Work required:
Pull out the lines running from the one with "Write the matplotlib code for this chart." to the one with "e_a27m230 = [0.0030, 0.0020, 0.0018, 0.0015, 0.0015]", inclusive, word for word. Drop any picture.

Listing:
— start —

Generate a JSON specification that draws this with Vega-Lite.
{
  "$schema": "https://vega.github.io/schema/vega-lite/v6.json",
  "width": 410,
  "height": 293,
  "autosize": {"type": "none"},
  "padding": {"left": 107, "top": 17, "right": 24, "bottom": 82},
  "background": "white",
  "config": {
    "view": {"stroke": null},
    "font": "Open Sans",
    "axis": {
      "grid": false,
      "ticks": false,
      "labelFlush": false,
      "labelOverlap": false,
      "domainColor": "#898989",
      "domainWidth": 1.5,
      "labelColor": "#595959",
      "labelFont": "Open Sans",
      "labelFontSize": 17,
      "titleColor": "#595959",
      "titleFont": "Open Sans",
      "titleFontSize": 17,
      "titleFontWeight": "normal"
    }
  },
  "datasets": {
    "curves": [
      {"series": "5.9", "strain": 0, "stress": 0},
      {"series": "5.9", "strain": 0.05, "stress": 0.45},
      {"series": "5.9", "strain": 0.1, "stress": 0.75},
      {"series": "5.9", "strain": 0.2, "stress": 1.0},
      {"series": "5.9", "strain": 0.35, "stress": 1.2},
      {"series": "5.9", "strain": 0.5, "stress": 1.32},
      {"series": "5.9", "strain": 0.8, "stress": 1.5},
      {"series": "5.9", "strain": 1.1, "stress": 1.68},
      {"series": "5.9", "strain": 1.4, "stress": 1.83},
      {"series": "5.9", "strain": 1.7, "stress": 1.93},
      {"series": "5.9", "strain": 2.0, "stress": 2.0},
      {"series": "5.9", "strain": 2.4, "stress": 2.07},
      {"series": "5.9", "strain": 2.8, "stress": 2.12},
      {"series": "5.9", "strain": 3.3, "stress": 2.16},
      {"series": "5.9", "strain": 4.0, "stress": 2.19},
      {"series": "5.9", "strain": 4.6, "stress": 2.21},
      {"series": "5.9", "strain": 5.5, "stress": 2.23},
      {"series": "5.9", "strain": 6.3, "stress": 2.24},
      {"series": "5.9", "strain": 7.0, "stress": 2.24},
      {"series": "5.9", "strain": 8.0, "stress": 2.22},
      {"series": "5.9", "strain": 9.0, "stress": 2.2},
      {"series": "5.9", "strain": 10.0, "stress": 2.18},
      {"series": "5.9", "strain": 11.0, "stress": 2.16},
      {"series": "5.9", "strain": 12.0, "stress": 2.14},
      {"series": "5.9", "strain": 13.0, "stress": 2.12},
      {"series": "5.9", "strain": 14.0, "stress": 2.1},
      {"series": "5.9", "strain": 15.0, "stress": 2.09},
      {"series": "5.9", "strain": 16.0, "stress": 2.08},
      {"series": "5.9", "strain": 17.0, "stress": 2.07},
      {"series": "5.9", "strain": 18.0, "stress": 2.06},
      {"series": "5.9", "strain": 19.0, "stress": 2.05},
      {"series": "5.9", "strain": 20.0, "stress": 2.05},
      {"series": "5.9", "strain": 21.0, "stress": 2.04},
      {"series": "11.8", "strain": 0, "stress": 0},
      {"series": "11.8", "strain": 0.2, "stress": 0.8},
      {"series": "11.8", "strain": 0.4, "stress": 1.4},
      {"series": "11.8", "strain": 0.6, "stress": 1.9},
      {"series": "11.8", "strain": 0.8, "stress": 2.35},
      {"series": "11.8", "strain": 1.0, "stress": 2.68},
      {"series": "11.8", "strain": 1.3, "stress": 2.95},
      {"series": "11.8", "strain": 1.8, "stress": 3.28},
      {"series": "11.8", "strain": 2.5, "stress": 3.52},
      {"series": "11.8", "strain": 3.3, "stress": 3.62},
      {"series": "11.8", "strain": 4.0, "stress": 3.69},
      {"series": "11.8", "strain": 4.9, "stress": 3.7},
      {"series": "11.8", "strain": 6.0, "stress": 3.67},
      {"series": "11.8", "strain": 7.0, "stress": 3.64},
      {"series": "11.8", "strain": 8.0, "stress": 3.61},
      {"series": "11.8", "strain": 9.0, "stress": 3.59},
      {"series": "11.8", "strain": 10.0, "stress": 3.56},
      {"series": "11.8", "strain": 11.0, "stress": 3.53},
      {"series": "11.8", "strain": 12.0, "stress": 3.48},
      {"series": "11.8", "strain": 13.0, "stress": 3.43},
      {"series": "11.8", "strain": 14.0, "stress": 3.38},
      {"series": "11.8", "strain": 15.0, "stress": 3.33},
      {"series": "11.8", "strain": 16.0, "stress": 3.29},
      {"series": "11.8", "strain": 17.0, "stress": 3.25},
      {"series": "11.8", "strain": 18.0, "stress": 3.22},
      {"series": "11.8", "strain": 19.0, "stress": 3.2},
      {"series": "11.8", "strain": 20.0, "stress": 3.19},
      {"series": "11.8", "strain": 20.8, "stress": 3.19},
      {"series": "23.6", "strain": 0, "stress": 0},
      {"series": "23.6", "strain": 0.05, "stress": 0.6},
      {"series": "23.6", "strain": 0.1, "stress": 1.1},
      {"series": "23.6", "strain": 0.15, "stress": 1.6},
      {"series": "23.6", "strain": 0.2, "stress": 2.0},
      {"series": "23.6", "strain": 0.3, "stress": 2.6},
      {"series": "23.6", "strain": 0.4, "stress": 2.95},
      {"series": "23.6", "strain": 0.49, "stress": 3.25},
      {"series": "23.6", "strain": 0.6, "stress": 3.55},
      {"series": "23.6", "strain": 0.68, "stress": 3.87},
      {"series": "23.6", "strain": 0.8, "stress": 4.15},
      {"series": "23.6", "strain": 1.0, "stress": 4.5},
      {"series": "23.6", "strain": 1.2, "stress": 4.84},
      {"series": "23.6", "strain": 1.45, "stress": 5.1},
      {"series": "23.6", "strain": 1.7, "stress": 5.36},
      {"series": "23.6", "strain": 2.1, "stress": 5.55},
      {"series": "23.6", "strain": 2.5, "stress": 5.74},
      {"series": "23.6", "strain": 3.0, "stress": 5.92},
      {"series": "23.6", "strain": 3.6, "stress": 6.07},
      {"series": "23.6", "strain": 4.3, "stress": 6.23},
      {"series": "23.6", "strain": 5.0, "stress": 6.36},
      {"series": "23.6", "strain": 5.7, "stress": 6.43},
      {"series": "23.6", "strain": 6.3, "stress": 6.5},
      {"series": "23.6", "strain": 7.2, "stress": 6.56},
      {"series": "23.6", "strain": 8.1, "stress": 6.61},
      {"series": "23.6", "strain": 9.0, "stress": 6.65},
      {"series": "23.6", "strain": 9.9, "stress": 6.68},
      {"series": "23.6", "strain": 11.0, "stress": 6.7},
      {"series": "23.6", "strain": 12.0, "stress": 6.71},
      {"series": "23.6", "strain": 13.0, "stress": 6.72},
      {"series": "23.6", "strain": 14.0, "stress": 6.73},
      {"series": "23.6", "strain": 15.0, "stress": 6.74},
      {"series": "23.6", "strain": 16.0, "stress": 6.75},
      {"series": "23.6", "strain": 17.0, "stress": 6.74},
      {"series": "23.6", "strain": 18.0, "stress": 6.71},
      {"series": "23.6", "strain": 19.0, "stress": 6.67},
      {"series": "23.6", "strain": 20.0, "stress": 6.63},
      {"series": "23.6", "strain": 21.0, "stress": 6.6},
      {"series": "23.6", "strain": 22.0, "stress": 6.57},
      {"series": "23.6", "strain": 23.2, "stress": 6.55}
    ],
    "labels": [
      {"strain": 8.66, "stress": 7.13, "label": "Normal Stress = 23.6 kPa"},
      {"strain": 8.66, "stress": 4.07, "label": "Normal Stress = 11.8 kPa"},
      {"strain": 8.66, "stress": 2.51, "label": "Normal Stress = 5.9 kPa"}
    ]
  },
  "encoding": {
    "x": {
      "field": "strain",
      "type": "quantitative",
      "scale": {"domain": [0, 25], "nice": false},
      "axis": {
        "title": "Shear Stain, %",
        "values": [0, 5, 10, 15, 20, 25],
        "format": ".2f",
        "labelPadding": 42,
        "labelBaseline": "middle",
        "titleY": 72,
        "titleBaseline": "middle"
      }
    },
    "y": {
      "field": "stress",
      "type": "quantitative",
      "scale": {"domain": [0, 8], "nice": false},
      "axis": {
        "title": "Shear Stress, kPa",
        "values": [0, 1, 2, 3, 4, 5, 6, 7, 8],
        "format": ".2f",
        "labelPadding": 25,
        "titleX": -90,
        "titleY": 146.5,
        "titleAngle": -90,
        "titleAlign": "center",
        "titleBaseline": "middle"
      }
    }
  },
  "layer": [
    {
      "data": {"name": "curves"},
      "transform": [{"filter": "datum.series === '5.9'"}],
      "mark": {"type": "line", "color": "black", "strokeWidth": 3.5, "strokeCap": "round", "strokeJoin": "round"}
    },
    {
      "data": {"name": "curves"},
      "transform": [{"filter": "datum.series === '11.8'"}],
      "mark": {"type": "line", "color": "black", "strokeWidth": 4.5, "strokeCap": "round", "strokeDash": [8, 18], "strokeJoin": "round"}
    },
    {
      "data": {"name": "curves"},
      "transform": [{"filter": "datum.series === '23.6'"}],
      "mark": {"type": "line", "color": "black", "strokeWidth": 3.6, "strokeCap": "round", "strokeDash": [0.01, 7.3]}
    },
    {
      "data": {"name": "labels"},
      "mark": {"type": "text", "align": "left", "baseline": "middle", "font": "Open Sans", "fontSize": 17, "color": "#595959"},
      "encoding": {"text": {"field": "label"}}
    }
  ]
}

— end —
— start —

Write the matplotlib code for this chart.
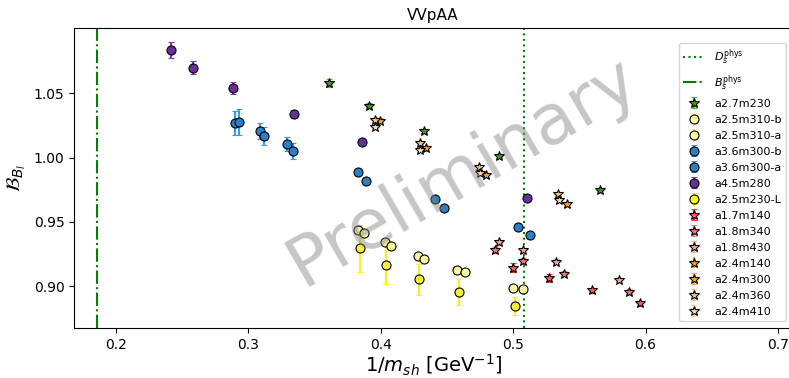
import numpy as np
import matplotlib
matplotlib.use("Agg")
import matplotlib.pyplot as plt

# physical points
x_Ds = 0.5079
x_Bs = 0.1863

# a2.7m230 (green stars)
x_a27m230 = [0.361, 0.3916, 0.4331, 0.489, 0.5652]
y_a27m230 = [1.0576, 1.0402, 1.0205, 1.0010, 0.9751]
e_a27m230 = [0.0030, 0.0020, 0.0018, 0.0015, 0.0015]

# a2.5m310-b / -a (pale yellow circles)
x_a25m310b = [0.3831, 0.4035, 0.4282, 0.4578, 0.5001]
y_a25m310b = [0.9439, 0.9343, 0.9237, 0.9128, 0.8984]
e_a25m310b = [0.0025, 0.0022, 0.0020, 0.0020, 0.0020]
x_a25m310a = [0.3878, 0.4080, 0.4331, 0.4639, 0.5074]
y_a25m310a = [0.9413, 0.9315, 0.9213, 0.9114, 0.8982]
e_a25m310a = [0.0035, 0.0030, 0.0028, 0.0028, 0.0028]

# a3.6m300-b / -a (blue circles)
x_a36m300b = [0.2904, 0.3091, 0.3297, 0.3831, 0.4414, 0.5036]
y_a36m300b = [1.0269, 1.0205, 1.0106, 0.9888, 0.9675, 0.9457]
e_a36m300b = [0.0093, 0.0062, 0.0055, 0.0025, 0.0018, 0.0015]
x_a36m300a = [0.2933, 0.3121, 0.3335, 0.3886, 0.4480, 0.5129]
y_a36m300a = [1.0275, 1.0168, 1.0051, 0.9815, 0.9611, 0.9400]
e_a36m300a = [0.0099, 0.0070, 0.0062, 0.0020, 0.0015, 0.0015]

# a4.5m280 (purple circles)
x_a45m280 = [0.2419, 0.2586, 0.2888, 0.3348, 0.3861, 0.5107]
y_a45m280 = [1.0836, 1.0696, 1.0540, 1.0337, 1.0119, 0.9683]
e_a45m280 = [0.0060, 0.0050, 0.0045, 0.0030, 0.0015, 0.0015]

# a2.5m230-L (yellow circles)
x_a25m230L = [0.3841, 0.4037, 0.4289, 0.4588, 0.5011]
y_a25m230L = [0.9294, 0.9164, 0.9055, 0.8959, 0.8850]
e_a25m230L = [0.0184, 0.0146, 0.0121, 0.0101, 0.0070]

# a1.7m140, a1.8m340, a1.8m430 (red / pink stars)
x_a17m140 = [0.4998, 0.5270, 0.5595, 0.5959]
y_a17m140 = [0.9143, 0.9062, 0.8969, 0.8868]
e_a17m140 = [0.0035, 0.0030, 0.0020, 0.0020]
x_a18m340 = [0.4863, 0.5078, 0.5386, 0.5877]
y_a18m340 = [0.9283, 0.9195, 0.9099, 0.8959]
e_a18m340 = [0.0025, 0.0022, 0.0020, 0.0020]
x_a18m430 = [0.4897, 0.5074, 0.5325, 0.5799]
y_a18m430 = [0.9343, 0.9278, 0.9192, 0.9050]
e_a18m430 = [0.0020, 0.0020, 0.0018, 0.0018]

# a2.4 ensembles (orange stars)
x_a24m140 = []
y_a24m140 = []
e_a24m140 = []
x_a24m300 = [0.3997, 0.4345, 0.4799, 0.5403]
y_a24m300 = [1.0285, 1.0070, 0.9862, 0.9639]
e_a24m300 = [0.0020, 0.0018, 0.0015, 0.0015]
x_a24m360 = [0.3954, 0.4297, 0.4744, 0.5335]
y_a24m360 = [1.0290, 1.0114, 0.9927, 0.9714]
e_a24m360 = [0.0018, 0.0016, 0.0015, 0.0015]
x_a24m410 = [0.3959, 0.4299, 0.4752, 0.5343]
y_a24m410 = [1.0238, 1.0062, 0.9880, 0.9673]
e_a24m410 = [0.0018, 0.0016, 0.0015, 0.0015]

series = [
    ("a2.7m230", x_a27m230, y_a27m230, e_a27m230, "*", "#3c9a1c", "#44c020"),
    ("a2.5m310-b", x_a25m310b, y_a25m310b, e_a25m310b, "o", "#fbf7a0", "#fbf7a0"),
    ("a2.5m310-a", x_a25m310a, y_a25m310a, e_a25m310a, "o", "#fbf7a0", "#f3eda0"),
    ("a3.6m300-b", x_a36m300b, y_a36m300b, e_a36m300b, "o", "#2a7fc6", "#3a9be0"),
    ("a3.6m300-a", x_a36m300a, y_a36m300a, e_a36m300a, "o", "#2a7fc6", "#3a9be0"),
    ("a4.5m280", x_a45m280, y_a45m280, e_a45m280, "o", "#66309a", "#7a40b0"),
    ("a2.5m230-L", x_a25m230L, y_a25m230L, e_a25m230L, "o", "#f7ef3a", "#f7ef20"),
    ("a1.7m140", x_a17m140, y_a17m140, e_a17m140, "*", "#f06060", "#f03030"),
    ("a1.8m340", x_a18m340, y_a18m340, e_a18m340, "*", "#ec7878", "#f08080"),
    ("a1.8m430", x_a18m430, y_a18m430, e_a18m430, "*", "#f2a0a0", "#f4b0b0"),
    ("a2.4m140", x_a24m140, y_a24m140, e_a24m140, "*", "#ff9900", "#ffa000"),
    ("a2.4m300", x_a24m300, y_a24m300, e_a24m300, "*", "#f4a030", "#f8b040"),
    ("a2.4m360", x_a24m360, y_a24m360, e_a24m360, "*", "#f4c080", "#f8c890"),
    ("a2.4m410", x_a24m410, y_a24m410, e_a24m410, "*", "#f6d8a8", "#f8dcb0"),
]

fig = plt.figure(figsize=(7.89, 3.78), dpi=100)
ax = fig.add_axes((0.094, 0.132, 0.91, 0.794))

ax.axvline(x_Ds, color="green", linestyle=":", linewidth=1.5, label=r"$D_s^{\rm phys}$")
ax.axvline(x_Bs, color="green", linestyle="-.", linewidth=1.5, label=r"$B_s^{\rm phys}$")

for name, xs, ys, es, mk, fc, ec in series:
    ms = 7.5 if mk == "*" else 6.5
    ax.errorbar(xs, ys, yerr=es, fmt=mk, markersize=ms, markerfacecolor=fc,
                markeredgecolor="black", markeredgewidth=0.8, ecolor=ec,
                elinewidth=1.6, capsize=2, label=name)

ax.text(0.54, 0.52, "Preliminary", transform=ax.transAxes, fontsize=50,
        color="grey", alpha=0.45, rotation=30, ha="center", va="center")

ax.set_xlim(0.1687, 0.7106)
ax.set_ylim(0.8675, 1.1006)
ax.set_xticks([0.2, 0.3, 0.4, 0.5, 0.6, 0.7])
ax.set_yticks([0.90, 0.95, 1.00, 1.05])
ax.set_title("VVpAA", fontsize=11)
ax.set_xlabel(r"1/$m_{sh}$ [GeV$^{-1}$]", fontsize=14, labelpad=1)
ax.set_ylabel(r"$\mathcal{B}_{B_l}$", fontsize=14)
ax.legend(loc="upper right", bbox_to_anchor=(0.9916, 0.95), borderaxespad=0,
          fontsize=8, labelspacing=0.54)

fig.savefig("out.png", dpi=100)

— end —

Result for this task:
Write the matplotlib code for this chart.
import numpy as np
import matplotlib
matplotlib.use("Agg")
import matplotlib.pyplot as plt

# physical points
x_Ds = 0.5079
x_Bs = 0.1863

# a2.7m230 (green stars)
x_a27m230 = [0.361, 0.3916, 0.4331, 0.489, 0.5652]
y_a27m230 = [1.0576, 1.0402, 1.0205, 1.0010, 0.9751]
e_a27m230 = [0.0030, 0.0020, 0.0018, 0.0015, 0.0015]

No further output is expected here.